Despite control strategies mycotoxins remain a global issue

Testing feed components or finished feed for mycotoxin content is a routine practice in many parts of the world. However, the main concern observed by the IFIF is that out of the 1 billion tons of feed produced worldwide, around 300 million tons are produced in farms that mix their own compound feed and do not regularly test the raw materials used on a regular basis for possible human and animal health hazards, such as mycotoxins. 

The latest BIOMIN Mycotoxin Survey focuses on some of the main global feed commodities (corn, wheat, soybean, rice and DDGS) analyzed between January and September. The most common mycotoxins in animal feed are produced by Aspergillus, Fusarium and Penicillium species, and include aflatoxins (Afla), zearalenone (ZEN), deoxynivalenol (DON), fumonisins (FUM) and ochratoxin A (OTA). Mycotoxin levels were found to be above the detection limits in 73 percent of all samples tested. The highest concentration of Alfa (89 ppb on average) was observed in U.S. maize samples. At 89 ppb, Afla poses a medium risk for pigs and poultry, yet a very high risk for dairy cows. FUM levels were also highest in North American maize with a concentration of over 6,000 ppb, a level that can affect all types of livestock. 

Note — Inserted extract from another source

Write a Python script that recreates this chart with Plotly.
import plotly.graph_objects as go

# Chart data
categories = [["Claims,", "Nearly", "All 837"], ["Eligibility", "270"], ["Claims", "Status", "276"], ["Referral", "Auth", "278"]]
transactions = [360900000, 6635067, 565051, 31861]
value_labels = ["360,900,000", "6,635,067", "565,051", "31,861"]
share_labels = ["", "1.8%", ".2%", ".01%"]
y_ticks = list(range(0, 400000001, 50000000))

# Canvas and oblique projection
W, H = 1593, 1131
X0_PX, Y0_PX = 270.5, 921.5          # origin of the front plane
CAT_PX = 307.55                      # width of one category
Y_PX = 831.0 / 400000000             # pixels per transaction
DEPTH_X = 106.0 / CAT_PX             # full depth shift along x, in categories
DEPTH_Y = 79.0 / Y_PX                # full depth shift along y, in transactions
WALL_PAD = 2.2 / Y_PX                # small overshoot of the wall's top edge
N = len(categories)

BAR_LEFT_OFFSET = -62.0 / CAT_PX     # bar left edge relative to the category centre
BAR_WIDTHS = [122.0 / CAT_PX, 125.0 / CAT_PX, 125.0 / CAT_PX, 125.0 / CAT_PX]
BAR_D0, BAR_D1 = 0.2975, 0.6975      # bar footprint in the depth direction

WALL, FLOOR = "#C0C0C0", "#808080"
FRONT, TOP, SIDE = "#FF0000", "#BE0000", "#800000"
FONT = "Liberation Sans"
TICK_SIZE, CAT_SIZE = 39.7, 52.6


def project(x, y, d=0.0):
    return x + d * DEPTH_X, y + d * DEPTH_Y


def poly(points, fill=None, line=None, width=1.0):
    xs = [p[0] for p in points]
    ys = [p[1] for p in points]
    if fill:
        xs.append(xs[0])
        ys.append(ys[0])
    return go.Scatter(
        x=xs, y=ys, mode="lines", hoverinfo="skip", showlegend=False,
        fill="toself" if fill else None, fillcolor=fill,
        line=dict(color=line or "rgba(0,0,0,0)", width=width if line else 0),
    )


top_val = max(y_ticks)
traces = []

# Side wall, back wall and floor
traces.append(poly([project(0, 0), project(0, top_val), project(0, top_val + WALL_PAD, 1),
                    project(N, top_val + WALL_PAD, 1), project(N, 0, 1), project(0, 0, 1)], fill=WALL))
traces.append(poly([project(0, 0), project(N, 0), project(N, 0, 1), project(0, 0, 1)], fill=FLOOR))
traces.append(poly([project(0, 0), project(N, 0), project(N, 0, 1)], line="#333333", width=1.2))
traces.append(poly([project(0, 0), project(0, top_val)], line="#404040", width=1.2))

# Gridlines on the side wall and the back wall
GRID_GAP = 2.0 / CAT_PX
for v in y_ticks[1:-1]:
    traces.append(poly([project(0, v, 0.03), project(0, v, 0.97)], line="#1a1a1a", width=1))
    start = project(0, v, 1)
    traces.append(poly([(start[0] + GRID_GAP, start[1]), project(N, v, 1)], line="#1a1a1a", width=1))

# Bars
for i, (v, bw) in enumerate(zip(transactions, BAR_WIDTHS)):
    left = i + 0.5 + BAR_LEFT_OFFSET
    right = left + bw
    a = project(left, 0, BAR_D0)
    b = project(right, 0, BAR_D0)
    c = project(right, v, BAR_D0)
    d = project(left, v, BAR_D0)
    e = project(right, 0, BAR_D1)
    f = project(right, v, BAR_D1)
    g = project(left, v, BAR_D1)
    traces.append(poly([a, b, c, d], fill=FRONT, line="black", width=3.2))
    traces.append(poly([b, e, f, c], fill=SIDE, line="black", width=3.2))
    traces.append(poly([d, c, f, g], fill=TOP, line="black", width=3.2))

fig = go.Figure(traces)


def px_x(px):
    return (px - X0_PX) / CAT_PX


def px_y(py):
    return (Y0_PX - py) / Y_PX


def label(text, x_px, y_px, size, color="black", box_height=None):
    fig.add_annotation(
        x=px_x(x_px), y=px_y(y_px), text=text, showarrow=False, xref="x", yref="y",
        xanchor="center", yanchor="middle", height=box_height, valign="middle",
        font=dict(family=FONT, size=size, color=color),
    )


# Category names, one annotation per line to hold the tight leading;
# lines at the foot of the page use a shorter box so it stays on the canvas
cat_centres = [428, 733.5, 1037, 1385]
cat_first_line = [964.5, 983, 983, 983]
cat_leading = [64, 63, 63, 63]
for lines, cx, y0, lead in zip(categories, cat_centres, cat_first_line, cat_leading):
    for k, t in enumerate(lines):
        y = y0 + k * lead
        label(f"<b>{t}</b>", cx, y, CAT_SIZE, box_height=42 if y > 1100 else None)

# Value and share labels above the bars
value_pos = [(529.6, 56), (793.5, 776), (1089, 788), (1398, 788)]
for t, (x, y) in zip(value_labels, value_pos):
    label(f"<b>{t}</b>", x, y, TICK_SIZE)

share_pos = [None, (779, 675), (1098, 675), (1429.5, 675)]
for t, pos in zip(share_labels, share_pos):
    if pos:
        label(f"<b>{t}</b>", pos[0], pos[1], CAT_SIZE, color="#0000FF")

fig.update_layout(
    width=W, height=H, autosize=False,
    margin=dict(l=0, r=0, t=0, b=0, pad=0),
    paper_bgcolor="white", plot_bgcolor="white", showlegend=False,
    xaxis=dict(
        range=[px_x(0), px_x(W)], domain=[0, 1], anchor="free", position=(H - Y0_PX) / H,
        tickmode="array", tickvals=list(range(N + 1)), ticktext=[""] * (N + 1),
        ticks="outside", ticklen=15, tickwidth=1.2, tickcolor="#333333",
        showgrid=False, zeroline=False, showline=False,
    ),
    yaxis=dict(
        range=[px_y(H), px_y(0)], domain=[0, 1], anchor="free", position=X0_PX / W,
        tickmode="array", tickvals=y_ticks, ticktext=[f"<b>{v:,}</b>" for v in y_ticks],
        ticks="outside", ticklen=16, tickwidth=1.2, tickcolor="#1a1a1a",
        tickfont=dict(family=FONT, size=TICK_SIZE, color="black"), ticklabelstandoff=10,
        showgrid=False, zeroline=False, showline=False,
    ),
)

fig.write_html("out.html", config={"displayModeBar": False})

In China, the highest DON levels overall were observed in wheat at over 1,800 ppb, a concentration level that has a high impact on pigs and poultry. ZEN levels in Asia were also highest in maize samples and were calculated at 350 ppb. At high concentrations, ZEN is a high risk factor especially for pigs, but can also affect the performance of breeders and layers. The global values for OTA were relatively low in samples from 2013.

Mycotoxins affect profits

Feed is the most important component in animal production and can represent up to 70 percent of total costs. Producing high-quality feed is an indispensable but challenging task due to the unavoidable contamination of grains with mycotoxins.

The effects of mycotoxins in the animal depend on several parameters such as age, physiological state, nutrition, and the type and quantity of mycotoxin uptake. Ingestion of these toxic compounds does not always lead to visual symptoms, which makes the problem very difficult to detect. Animals fed a mycotoxin-contaminated diet have reduced immune responses due to an alteration of the normal immune system, which leads to immunosuppression. Fungal toxins have been shown to decrease the resistance of the animal to many pathogens, resulting in higher susceptibility to diseases. They can also affect the animal's response to vaccination programs, leading to reduced antibody titers.

Aflatoxins target primarily the liver and have carcinogenic effects on animals. The highest sensitivity is observed in dairy cows, which metabolize aflatoxin B1 to aflatoxin M1, a metabolite found in the milk. Animals ingesting zearalenone exhibit various symptoms related to the reproductive system. Sows are known to have the highest sensitivity to ZEN due to its estrogenic effects. Deoxynivalenol inhibits protein synthesis and leads to feed refusal, especially in piglets, which results in reduced weight gain. Fumonisins interfere with the sphingolipid metabolism leading to cell membrane damage that can affect the liver, kidney, brain and also the nervous system. The highest sensitivity to FUM is observed in pigs. Ochratoxins are carcinogenic and nephrotoxic compounds which greatly affect poultry, particularly layers and breeders.

The ingestion of mycotoxins leads to an overall decline in performance. The reduced fertility of sows due to ZEN increases costs for the farmer. Animal products affected by mycotoxins, such as decreased egg production and egg quality, as well aflatoxin-contaminated milk ultimately result in economic losses. Preventing the disease in the first place is surely more cost effective than treating ill animals. Mycotoxin risk management is therefore crucial in order to eliminate the effect of fungal toxins.